(Rows from a dataset of charts and code)
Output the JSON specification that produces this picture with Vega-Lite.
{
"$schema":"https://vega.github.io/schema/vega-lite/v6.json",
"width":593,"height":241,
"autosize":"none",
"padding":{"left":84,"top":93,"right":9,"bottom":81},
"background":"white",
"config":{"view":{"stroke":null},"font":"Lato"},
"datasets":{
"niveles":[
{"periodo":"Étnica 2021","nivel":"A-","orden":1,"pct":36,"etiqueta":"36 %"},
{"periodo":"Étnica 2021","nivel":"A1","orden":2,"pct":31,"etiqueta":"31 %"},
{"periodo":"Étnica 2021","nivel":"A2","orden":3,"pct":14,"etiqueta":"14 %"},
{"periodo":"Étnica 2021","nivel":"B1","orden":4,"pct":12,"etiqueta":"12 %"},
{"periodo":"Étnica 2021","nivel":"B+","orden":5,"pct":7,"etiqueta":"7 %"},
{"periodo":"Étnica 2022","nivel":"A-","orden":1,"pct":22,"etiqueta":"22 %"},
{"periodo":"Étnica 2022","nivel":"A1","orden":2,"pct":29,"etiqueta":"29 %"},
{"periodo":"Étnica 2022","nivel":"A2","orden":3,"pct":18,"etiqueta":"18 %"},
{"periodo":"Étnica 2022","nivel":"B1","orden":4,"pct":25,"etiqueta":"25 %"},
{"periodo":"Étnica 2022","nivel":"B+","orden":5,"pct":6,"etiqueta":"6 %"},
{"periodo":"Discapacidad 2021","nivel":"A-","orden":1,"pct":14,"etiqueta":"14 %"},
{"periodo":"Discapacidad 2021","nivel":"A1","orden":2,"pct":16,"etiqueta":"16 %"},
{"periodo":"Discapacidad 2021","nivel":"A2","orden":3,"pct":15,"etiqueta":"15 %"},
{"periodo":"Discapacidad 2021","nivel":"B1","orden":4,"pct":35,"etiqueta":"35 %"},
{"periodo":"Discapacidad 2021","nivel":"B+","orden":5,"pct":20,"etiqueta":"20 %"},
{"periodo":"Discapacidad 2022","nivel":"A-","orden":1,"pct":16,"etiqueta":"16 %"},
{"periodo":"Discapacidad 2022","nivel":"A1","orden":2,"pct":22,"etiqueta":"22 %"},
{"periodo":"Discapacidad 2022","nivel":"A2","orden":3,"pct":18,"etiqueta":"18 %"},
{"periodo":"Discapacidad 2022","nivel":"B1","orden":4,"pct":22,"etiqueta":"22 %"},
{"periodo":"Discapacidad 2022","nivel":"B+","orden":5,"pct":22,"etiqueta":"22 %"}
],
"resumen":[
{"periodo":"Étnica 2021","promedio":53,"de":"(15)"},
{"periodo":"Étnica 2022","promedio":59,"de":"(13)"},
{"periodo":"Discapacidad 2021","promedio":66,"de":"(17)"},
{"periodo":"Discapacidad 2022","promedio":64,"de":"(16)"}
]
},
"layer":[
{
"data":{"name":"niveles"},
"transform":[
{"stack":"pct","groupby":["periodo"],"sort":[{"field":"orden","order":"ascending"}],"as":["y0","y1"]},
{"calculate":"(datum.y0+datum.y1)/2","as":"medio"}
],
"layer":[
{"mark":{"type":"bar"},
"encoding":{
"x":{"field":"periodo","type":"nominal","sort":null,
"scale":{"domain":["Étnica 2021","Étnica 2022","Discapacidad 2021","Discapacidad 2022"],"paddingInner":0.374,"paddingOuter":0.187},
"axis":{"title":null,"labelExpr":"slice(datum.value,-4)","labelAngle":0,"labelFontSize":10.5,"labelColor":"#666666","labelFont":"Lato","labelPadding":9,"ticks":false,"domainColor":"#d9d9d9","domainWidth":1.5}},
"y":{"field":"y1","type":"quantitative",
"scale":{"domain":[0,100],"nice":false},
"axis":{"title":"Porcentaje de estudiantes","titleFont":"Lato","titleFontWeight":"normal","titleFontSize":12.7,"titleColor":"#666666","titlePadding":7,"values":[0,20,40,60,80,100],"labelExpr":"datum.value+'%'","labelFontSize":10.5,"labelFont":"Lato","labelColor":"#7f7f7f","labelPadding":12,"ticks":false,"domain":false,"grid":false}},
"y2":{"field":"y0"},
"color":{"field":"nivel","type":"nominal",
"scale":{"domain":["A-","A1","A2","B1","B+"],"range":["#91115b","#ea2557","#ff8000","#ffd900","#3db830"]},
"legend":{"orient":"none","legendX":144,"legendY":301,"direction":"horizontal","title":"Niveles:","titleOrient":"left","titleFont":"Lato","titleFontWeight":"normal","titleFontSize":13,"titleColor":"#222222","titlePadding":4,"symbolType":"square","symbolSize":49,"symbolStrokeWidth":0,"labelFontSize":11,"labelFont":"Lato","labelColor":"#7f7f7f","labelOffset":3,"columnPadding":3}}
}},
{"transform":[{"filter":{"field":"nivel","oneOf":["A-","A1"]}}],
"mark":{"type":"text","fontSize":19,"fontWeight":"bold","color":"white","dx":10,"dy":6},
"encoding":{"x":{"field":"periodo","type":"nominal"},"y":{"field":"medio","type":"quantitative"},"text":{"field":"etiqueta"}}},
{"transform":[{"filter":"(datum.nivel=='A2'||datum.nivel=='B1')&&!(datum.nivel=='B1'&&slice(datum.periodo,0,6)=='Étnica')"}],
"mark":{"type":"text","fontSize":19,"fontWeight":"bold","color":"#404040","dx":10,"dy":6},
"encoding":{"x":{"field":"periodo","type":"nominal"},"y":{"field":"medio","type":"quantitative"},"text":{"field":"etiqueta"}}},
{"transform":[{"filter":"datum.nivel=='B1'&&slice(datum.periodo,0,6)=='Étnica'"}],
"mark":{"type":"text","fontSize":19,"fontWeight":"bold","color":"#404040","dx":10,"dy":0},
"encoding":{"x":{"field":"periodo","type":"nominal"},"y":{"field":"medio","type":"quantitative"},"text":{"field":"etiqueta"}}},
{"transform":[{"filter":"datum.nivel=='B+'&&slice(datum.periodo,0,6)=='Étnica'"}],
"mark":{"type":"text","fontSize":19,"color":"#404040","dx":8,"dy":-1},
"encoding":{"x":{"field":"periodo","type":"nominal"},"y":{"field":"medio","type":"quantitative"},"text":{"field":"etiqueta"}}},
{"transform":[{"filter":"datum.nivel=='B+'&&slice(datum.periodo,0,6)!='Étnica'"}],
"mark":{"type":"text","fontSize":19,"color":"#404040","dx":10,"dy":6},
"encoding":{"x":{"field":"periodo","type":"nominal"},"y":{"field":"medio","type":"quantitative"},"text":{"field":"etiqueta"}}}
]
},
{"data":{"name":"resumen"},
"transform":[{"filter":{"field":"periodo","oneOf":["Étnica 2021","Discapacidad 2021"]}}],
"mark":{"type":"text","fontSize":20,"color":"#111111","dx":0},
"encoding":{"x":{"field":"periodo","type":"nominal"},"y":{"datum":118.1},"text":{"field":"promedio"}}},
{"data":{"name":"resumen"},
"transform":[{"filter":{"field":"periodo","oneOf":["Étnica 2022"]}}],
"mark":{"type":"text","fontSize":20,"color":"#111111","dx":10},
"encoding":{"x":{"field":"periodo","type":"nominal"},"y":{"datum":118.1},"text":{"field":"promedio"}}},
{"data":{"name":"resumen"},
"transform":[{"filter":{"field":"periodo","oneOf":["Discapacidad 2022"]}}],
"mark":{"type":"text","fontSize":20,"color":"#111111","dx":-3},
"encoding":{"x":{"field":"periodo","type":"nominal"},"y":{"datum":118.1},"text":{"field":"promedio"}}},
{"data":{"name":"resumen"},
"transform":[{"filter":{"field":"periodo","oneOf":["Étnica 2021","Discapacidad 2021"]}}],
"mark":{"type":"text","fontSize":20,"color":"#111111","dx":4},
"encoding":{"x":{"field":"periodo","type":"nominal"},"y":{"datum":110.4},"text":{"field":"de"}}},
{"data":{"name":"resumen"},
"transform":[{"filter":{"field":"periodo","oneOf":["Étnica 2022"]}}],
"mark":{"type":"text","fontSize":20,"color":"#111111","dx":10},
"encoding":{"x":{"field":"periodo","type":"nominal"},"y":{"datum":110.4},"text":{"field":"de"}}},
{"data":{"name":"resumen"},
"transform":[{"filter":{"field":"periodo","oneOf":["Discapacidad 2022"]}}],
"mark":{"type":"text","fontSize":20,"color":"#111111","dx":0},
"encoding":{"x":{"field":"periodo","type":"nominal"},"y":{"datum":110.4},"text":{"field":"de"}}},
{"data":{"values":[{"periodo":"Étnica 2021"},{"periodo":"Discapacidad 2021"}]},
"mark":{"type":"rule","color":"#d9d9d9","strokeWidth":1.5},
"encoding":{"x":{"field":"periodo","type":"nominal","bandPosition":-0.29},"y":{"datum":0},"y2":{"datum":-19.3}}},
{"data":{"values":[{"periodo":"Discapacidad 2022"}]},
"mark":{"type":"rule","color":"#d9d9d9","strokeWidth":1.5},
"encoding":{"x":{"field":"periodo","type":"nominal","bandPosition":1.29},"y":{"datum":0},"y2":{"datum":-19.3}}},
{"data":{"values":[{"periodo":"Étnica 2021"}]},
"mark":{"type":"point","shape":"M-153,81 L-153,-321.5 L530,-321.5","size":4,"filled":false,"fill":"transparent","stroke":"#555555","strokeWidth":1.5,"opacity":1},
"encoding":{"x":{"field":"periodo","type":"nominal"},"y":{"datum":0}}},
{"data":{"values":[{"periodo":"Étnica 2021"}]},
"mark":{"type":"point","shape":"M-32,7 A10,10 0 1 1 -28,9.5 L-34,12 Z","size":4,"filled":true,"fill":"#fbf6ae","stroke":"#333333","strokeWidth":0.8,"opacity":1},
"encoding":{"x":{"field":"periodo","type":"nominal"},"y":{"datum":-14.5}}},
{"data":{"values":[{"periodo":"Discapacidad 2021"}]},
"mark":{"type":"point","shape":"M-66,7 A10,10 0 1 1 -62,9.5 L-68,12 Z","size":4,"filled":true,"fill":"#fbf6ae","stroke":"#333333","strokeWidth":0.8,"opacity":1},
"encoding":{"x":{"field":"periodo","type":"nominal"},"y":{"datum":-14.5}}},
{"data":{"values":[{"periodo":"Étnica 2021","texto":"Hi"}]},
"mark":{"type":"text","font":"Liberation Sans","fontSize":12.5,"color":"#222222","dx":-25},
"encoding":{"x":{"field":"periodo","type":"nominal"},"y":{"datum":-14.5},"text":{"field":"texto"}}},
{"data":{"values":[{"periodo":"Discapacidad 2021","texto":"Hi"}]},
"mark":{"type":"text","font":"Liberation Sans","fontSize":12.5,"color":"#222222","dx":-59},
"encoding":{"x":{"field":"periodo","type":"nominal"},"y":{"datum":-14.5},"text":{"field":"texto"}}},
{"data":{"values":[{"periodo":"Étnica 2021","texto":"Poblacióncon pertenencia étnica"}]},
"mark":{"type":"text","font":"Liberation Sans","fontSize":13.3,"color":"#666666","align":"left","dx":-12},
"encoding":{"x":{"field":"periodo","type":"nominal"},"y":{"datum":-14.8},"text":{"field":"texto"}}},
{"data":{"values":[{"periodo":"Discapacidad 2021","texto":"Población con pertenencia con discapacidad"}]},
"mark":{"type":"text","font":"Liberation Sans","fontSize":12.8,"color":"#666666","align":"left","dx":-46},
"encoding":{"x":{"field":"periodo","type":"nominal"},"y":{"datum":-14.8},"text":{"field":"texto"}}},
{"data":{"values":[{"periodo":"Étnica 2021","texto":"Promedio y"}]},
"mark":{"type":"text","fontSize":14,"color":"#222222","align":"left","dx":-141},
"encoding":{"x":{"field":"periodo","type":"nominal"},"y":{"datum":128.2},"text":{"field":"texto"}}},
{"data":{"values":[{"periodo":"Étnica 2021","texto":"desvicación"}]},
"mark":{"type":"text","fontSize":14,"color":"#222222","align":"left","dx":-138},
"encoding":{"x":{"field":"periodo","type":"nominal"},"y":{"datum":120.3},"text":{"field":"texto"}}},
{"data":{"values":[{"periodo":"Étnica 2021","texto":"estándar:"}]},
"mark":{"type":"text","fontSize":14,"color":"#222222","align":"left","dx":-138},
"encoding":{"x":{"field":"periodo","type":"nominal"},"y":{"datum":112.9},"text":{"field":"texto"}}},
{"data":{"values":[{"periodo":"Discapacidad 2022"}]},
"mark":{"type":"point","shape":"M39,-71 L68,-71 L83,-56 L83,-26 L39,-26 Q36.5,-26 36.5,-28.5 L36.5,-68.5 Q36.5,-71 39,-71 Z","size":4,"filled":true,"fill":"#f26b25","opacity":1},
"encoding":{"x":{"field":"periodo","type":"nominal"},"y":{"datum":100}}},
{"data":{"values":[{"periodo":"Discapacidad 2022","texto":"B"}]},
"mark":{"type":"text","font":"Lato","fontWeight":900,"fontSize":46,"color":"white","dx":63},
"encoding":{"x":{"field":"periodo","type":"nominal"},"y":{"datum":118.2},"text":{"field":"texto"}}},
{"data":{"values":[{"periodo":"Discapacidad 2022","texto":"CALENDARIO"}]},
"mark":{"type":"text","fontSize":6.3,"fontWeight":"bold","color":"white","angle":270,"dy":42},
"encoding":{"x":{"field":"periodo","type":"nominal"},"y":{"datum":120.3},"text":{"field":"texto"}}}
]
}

* * *

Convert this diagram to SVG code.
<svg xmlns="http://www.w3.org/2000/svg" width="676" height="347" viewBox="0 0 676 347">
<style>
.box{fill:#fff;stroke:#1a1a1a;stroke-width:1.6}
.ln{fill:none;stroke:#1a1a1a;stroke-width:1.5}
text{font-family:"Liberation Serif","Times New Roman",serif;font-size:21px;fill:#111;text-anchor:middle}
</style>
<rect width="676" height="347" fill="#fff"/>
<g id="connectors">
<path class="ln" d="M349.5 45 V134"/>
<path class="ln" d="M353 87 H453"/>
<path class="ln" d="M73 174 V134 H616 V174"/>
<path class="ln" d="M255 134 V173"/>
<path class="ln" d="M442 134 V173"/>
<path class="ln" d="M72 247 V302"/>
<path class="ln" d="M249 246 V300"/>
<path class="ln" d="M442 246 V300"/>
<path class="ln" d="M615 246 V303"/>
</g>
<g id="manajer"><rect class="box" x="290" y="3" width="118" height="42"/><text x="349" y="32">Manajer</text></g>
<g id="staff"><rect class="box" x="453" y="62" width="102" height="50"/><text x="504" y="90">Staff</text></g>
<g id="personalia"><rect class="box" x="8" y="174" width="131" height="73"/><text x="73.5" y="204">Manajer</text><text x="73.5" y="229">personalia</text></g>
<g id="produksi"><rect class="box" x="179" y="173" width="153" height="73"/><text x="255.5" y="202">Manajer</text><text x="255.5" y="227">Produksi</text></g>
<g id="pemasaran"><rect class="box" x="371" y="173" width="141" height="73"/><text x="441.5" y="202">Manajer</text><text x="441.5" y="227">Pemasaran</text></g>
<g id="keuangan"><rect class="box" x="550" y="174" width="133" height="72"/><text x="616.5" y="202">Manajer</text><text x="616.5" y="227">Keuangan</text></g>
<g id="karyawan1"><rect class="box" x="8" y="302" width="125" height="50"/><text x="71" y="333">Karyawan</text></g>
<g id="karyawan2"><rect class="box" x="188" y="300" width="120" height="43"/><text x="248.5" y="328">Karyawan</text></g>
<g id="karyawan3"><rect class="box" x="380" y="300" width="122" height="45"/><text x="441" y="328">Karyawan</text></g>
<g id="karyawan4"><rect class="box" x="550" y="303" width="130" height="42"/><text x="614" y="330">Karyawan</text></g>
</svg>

==

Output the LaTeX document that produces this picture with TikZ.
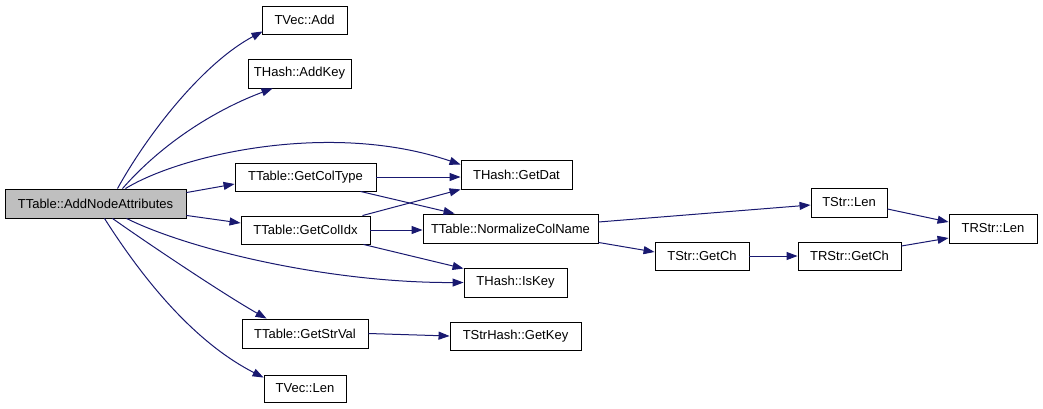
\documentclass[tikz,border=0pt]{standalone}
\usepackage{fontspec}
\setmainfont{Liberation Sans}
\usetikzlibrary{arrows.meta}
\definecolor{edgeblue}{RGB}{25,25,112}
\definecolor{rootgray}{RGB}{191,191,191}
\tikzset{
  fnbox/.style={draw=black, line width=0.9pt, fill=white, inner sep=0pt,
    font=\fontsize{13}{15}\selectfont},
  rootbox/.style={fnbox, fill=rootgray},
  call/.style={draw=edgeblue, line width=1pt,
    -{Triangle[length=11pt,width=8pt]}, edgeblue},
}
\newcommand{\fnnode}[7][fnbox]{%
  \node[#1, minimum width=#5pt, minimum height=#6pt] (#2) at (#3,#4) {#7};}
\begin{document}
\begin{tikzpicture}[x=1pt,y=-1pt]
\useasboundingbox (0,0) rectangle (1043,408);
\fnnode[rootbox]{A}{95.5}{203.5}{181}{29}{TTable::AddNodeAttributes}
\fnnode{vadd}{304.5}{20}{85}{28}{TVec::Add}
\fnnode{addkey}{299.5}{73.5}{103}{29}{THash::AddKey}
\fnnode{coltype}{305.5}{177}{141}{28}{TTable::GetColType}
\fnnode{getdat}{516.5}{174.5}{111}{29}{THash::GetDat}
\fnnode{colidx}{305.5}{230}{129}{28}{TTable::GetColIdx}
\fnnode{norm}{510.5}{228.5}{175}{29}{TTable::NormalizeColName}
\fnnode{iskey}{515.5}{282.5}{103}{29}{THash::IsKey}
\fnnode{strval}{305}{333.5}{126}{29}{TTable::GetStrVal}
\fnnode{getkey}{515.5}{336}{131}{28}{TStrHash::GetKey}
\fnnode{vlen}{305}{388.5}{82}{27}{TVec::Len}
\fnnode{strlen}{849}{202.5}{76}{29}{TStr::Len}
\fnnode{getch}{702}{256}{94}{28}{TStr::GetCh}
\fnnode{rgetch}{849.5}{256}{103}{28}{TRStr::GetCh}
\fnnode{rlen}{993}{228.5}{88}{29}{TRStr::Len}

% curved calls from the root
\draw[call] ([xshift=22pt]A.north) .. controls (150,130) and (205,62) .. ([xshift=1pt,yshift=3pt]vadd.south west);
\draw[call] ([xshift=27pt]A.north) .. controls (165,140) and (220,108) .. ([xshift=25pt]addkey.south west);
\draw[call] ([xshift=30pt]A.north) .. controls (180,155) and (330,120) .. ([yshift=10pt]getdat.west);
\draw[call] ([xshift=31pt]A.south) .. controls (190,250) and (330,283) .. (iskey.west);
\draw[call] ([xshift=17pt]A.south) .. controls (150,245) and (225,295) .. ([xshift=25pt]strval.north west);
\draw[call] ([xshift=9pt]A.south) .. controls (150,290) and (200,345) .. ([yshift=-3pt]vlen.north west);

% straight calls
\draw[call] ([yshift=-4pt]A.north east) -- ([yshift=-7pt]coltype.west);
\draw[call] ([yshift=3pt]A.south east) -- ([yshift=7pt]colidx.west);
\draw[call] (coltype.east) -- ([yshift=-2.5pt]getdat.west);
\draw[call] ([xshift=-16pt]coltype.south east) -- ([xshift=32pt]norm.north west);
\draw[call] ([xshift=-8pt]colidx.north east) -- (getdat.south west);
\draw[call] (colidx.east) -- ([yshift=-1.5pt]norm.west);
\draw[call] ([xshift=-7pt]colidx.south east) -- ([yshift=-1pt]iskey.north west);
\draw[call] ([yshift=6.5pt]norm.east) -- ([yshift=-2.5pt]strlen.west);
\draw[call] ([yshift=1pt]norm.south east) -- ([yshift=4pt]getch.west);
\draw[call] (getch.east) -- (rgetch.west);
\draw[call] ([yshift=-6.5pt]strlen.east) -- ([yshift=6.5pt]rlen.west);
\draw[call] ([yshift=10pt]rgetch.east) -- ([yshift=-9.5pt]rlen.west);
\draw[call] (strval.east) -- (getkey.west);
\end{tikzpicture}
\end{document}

# [Your goal]
Identify every line above with the string "this" in it. Copy those lines.

# [Answer]
Output the JSON specification that produces this picture with Vega-Lite.
Convert this diagram to SVG code.
Output the LaTeX document that produces this picture with TikZ.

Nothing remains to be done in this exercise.